Jika anda tak percaya, cobalah bertanya dan sharing dengan umat Kristiani seputar kehidupan Seminaris dan Imam Katolik di era digital.
Saya sangat bersyukur pernah dibina dan diajarkan oleh alm.Romo Pareira yang merupakan pakar Kitab Suci Perjanjian Baru sekaligus Guru Besar di Sekolah Tinggi Filsafat Teologi Widya Sasana Malang.
Dari sana saya tahu bahwa beragama itu adalah hubungan personal antara kita penganutnya dengan Pemberi Kehidupan. Untuk apa kita pamer kepercayaan agama kita kepada orang lain? Jika, beragama itu semacam KTP dan ajang untuk mencari sensasi, orang Athenis lebih manusiawi daripada kita yang mendagu beragama.
Seminaris semasa di pembentukan awal (formasi/postulan/dasar) tidak hanya berurusan dengan bidang Teologi. Tapi, selalu bersentuhan dengan Filsafat demi menakar iman kepercayaan seseorang.
Belajar Filsafat bukan mengarahkan kita untuk menjadi Atheis. Melainkan semakin berfilsafat, kita semakin beriman kepada Pencipta.
Lebih lanjut, jika Yesus memberi kebahagiaan dan kepuasan batin bagi pengikut-Nya, untuk apa seorang Seminaris mencari kepuasan lain bersama kaum awam?

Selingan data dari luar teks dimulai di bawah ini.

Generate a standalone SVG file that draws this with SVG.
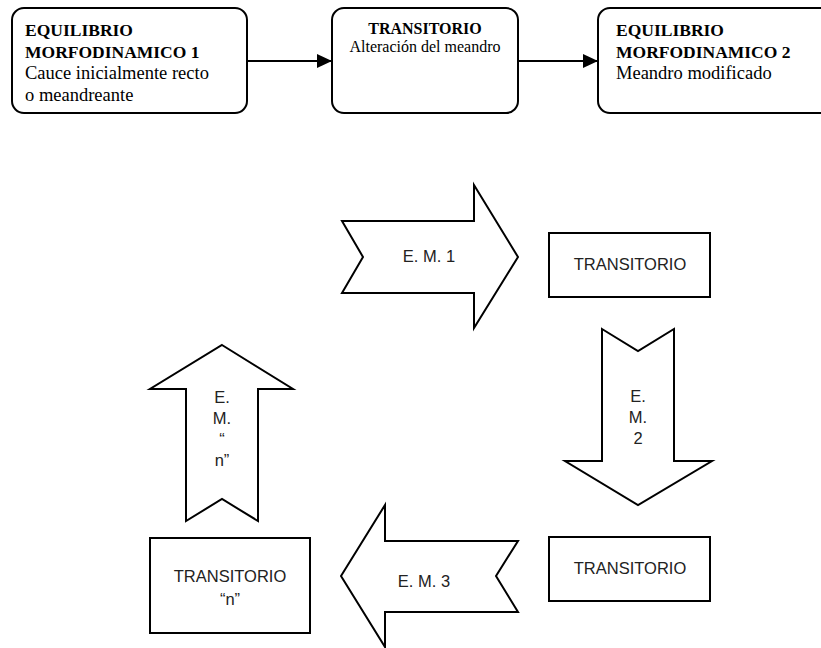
<svg xmlns="http://www.w3.org/2000/svg" width="821" height="648" viewBox="0 0 821 648">
<style>
.rbox{fill:#fff;stroke:#000;stroke-width:2}
.box{fill:#fff;stroke:#000;stroke-width:2}
.blk{fill:#fff;stroke:#000;stroke-width:2;stroke-linejoin:miter}
.tb{font-family:"Liberation Serif","Times New Roman",serif;font-weight:bold;font-size:17.5px;fill:#000}
.tr{font-family:"Liberation Serif","Times New Roman",serif;font-size:18.5px;fill:#000}
.tb2{font-family:"Liberation Serif","Times New Roman",serif;font-weight:bold;font-size:16px;fill:#000}
.tr2{font-family:"Liberation Serif","Times New Roman",serif;font-size:16px;fill:#000}
.g{font-family:"Liberation Sans",Arial,sans-serif;font-size:16.5px;fill:#222;text-anchor:middle}
.conn{stroke:#000;stroke-width:2;fill:none}
</style>
<defs>
<marker id="ah" markerWidth="15" markerHeight="14" refX="15" refY="7" orient="auto" markerUnits="userSpaceOnUse">
<path d="M0,0 L15,7 L0,14 Z" fill="#000"/>
</marker>
</defs>
<rect width="821" height="648" fill="#fff"/>

<g id="connectors">
<line class="conn" x1="247" y1="61" x2="332" y2="61" marker-end="url(#ah)"/>
<line class="conn" x1="518" y1="61" x2="598" y2="61" marker-end="url(#ah)"/>
</g>

<g id="em1-box">
<rect class="rbox" x="12" y="8" width="235" height="105" rx="12"/>
<text class="tb" x="25" y="36">EQUILIBRIO</text>
<text class="tb" x="25" y="57.5">MORFODINAMICO 1</text>
<text class="tr" x="25" y="79">Cauce inicialmente recto</text>
<text class="tr" x="25" y="100.5">o meandreante</text>
</g>

<g id="transitorio-box">
<rect class="rbox" x="332" y="8" width="186" height="105" rx="12"/>
<text class="tb2" x="425" y="33.5" text-anchor="middle">TRANSITORIO</text>
<text class="tr2" x="425" y="52" text-anchor="middle">Alteración del meandro</text>
</g>

<g id="em2-box">
<rect class="rbox" x="598" y="8" width="235" height="105" rx="12"/>
<text class="tb" x="616" y="36">EQUILIBRIO</text>
<text class="tb" x="616" y="57.5">MORFODINAMICO 2</text>
<text class="tr" x="616" y="79">Meandro modificado</text>
</g>

<g id="arrow-em1">
<polygon class="blk" points="342,221 363,257 342,293 474,293 474,328 518,257 474,185 474,221"/>
<text class="g" x="429" y="262">E. M. 1</text>
</g>

<g id="transitorio-1">
<rect class="box" x="549" y="233" width="161" height="64"/>
<text class="g" x="630" y="270">TRANSITORIO</text>
</g>

<g id="arrow-em2">
<polygon class="blk" points="602,329 638,351 674,329 674,461 712,461 638,505 565,461 602,461"/>
<text class="g" x="638" y="402">E.</text>
<text class="g" x="638" y="423">M.</text>
<text class="g" x="638" y="444">2</text>
</g>

<g id="transitorio-2">
<rect class="box" x="549" y="537" width="161" height="64"/>
<text class="g" x="630" y="574">TRANSITORIO</text>
</g>

<g id="arrow-em3">
<polygon class="blk" points="341,576 385,505 385,541 518,541 496,576 518,612 385,612 385,647"/>
<text class="g" x="424" y="587">E. M. 3</text>
</g>

<g id="transitorio-n">
<rect class="box" x="150" y="538" width="160" height="95"/>
<text class="g" x="230" y="582">TRANSITORIO</text>
<text class="g" x="230" y="605">“n”</text>
</g>

<g id="arrow-emn">
<polygon class="blk" points="222,345 293,389 258,389 258,521 222,499 186,521 186,389 150,389"/>
<text class="g" x="222" y="403">E.</text>
<text class="g" x="222" y="424">M.</text>
<text class="g" x="222" y="445">“</text>
<text class="g" x="222" y="466">n”</text>
</g>
</svg>
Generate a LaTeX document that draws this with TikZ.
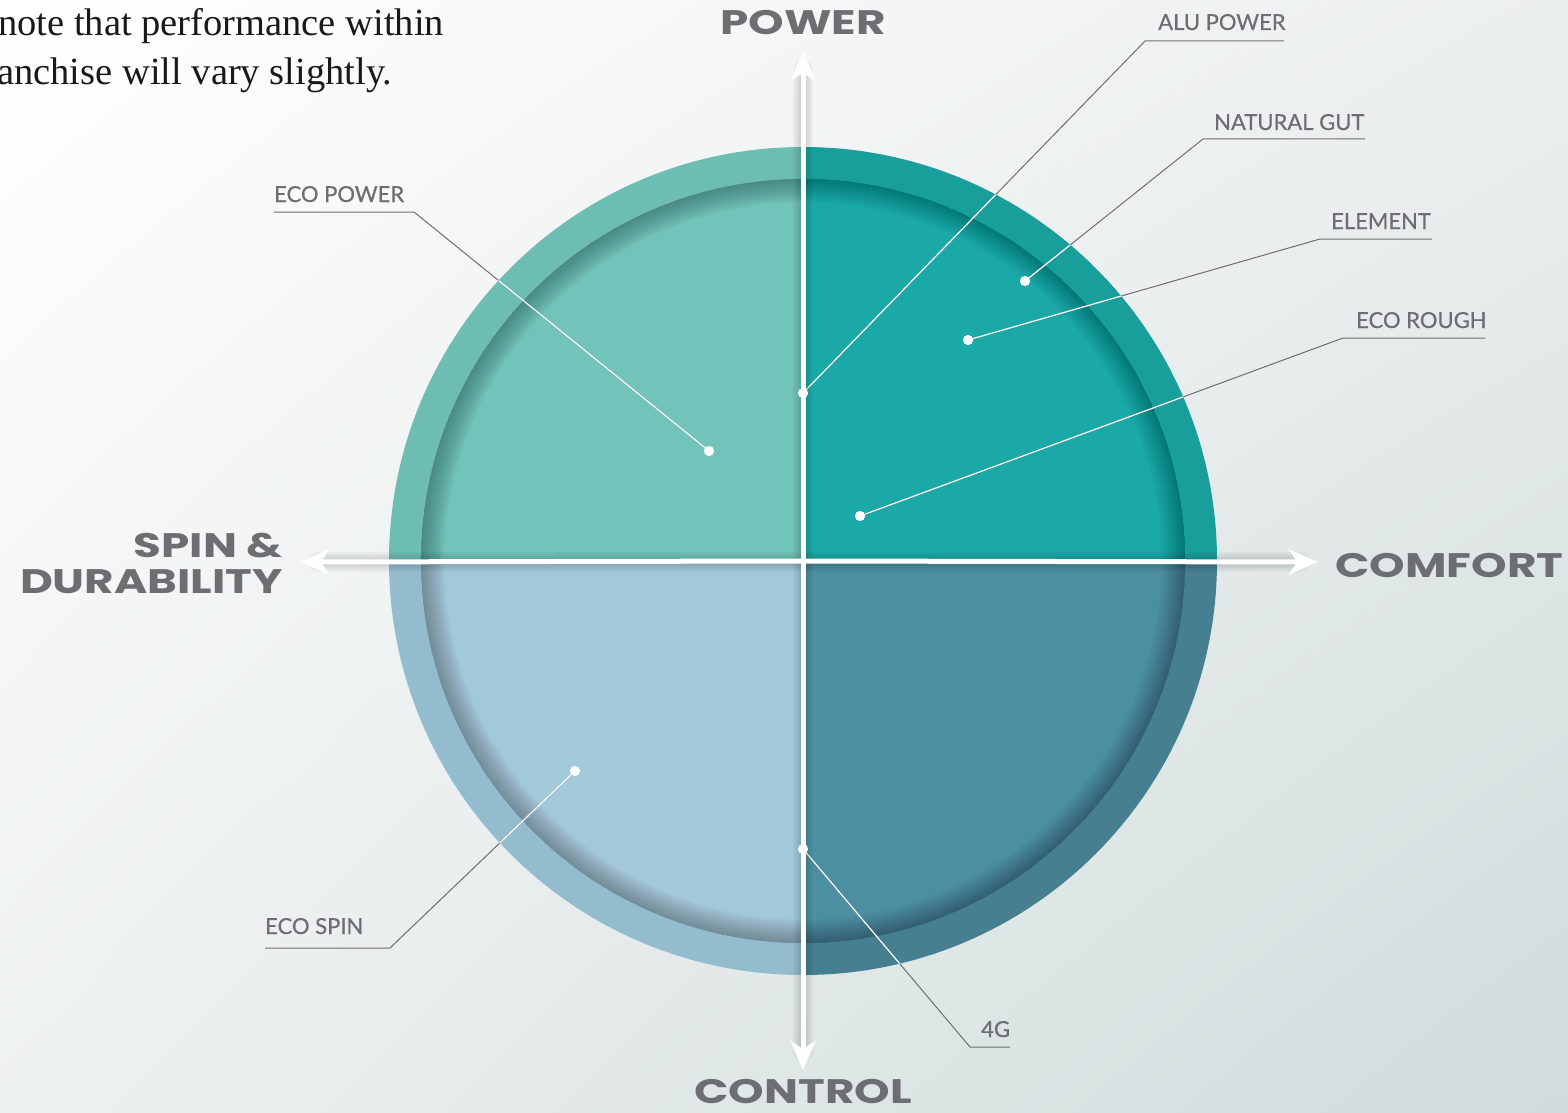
\documentclass[tikz,border=0pt]{standalone}
\usepackage{fontspec}
\setmainfont{Liberation Serif}
\newfontfamily\axisfont{Poppins}
\newfontfamily\labelfont{Lato}[FakeBold=0.6]
\usetikzlibrary{arrows.meta,shadings}
\definecolor{txtgray}{HTML}{6D6E71}
\definecolor{leadgray}{HTML}{6E6E70}
\definecolor{tlo}{HTML}{6DBDB2}
\definecolor{tli}{HTML}{72C3B9}
\definecolor{tro}{HTML}{189F9C}
\definecolor{tri}{HTML}{1BA9A8}
\definecolor{blo}{HTML}{94BCCF}
\definecolor{bli}{HTML}{A3C8DA}
\definecolor{bro}{HTML}{467F8F}
\definecolor{bri}{HTML}{4C8FA2}
\definecolor{bgtl}{HTML}{FFFFFF}
\definecolor{bgtr}{HTML}{ECEFEF}
\definecolor{bgbl}{HTML}{EEF1F1}
\definecolor{bgbr}{HTML}{D0DBDB}
\newcommand{\axtxt}[1]{\scalebox{1.33}[1]{#1}}
\tikzset{
  axislabel/.style={font=\axisfont\bfseries\fontsize{34}{36}\selectfont, text=txtgray, inner sep=0pt},
  smalllabel/.style={font=\labelfont\fontsize{22}{24}\selectfont, text=txtgray, inner sep=0pt, anchor=base west},
  introtext/.style={font=\fontsize{38.5}{50}\selectfont, text=black!90, inner sep=0pt, anchor=base west},
  leader/.style={draw=leadgray, line width=1pt},
  leaderin/.style={draw=white, line width=1.2pt},
  dotmark/.style={circle, fill=white, minimum size=10pt, inner sep=0pt},
  axisline/.style={draw=white, line width=5pt, -{Stealth[length=29pt, width=25pt, inset=8pt]}},
  axisshadow/.style={draw=black, draw opacity=0.035, line width=#1, line cap=round},
}
\begin{document}
\begin{tikzpicture}[x=1pt, y=-1pt]
\useasboundingbox (0,0) rectangle (1568,1113);
\shade[upper left=bgtl, upper right=bgtr, lower left=bgbl, lower right=bgbr] (0,0) rectangle (1568,1113);
% serif text (clipped on the left)
\begin{scope}
\clip (0,0) rectangle (1568,1113);
\node[introtext] (intro1) at (-2,36) {note that performance within};
\node[introtext] (intro2) at (-3,85) {anchise will vary slightly.};
\end{scope}
% centre
\coordinate (c) at (803,561);
% outer quadrants
\begin{scope}
\clip (c) circle (414pt);
\fill[tlo] (c) rectangle (380,140);
\fill[tro] (c) rectangle (1230,140);
\fill[blo] (c) rectangle (380,990);
\fill[bro] (c) rectangle (1230,990);
\end{scope}
% inner quadrants with inset shadow
\begin{scope}
\clip (c) circle (382pt);
\fill[tli] (c) rectangle (410,170);
\fill[tri] (c) rectangle (1200,170);
\fill[bli] (c) rectangle (410,960);
\fill[bri] (c) rectangle (1200,960);
\foreach \w in {2,4,...,48}{
  \draw[black, draw opacity=0.011, line width=\w pt] (c) circle (382pt);
}
\end{scope}
% leader coordinates and dots
\node[dotmark] (aluD) at (803,393) {};
\node[dotmark] (gutD) at (1025,281) {};
\node[dotmark] (eleD) at (968,340) {};
\node[dotmark] (rouD) at (860,516) {};
\node[dotmark] (epoD) at (709,451) {};
\node[dotmark] (spiD) at (575,771) {};
\node[dotmark] (fgD) at (803,849) {};
\coordinate (aluE) at (1145,41);  \coordinate (aluR) at (1284,41);
\coordinate (gutE) at (1203,139); \coordinate (gutR) at (1365,139);
\coordinate (eleE) at (1320,239); \coordinate (eleR) at (1432,239);
\coordinate (rouE) at (1343,338); \coordinate (rouR) at (1485,338);
\coordinate (epoE) at (414,212);  \coordinate (epoR) at (274,212);
\coordinate (spiE) at (390,948);  \coordinate (spiR) at (265,948);
\coordinate (fgE) at (970,1047);  \coordinate (fgR) at (1010,1047);
% gray leaders
\foreach \n in {alu,gut,ele,rou,epo,spi,fg}{
  \draw[leader] (\n R) -- (\n E) -- (\n D.center);
}
% white part inside the circle
\begin{scope}
\clip (c) circle (414pt);
\foreach \n in {alu,gut,ele,rou,epo,spi,fg}{
  \draw[leaderin] (\n E) -- (\n D.center);
}
\end{scope}
% axes
\coordinate (axL) at (300,562);
\coordinate (axR) at (1318,562);
\coordinate (axT) at (803,52);
\coordinate (axB) at (803,1070);
\foreach \w in {8,12,16,20}{
  \draw[axisshadow=\w pt] ([xshift=18pt]axL) -- ([xshift=-18pt]axR);
  \draw[axisshadow=\w pt] ([yshift=-18pt]axT) -- ([yshift=18pt]axB);
}
\draw[axisline] (c) -- (axL);
\draw[axisline] (c) -- (axR);
\draw[axisline] (c) -- (axT);
\draw[axisline] (c) -- (axB);
% dots on top
\foreach \n in {alu,gut,ele,rou,epo,spi,fg}{
  \fill[white] (\n D) circle (5pt);
}
% axis labels
\node[axislabel, anchor=base] (power) at (803,35) {\axtxt{POWER}};
\node[axislabel, anchor=base] (control) at (803,1103) {\axtxt{CONTROL}};
\node[axislabel, anchor=base west] (comfort) at (1335,577) {\axtxt{COMFORT}};
\node[axislabel, anchor=base east] (spin) at (283,557) {\axtxt{SPIN \&}};
\node[axislabel, anchor=base east] (dura) at (283,593) {\axtxt{DURABILITY}};
% small labels
\node[smalllabel] (aluT) at (1158,30) {ALU POWER};
\node[smalllabel] (gutT) at (1214,130) {NATURAL GUT};
\node[smalllabel] (eleT) at (1331,229) {ELEMENT};
\node[smalllabel] (rouT) at (1356,328) {ECO ROUGH};
\node[smalllabel] (epoT) at (274,202) {ECO POWER};
\node[smalllabel] (spiT) at (265,934) {ECO SPIN};
\node[smalllabel] (fgT) at (981,1037) {4G};
\end{tikzpicture}
\end{document}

Sebaliknya, jika kita sebagai umat Kristiani sudah merasakan kepuasan batin bersama Yesus, untuk apa kita tidak peduli pada nilai-nilai kemanusiaan?
Untung saja kita tidak mabok agama. Lebih baik berfilsafat dan meningkatkan iman kepercayaan kepada Sang Pencipta yang selalu hadir dan bersentuhan dengan kita setiap hari.
Agama itu adalah ajaran moral dan etika untuk mengarahkan pengikutnya menjadi manusia yang peduli dan berempati, serta menghindari ujaran kebencian dengan orang yang berbeda keyakinan dengan kita. Bukan menjelekkan orang lain setiap memberikan ceramah entah di manapun.
Miris ketika kita melihat bangsa kita. Seandainya orang fanatik kepada nilai-nilai kemanusiaan itu lebih berfaedah, daripad afanatik dalam beragama. Urusan hidup dan mati seseorang itu bukan ditentukan oleh agama tertentu. Melainkan setiap orang sudah ada waktunya. Ada waktu kita dilahirkan dan ada saatnya kita menutup mati. Entah dengan cara apapun jalan kepergian kita kepada Sang pencipta, kita pun tidak pernah tahu.
Lebih sadis, jika kematian sesama yang berbeda keyakinan itu sudah didesain secara komprehensif oleh semua pihak, mulai dari tingkatan dasar hingga tertinggi dalam negara tertentu.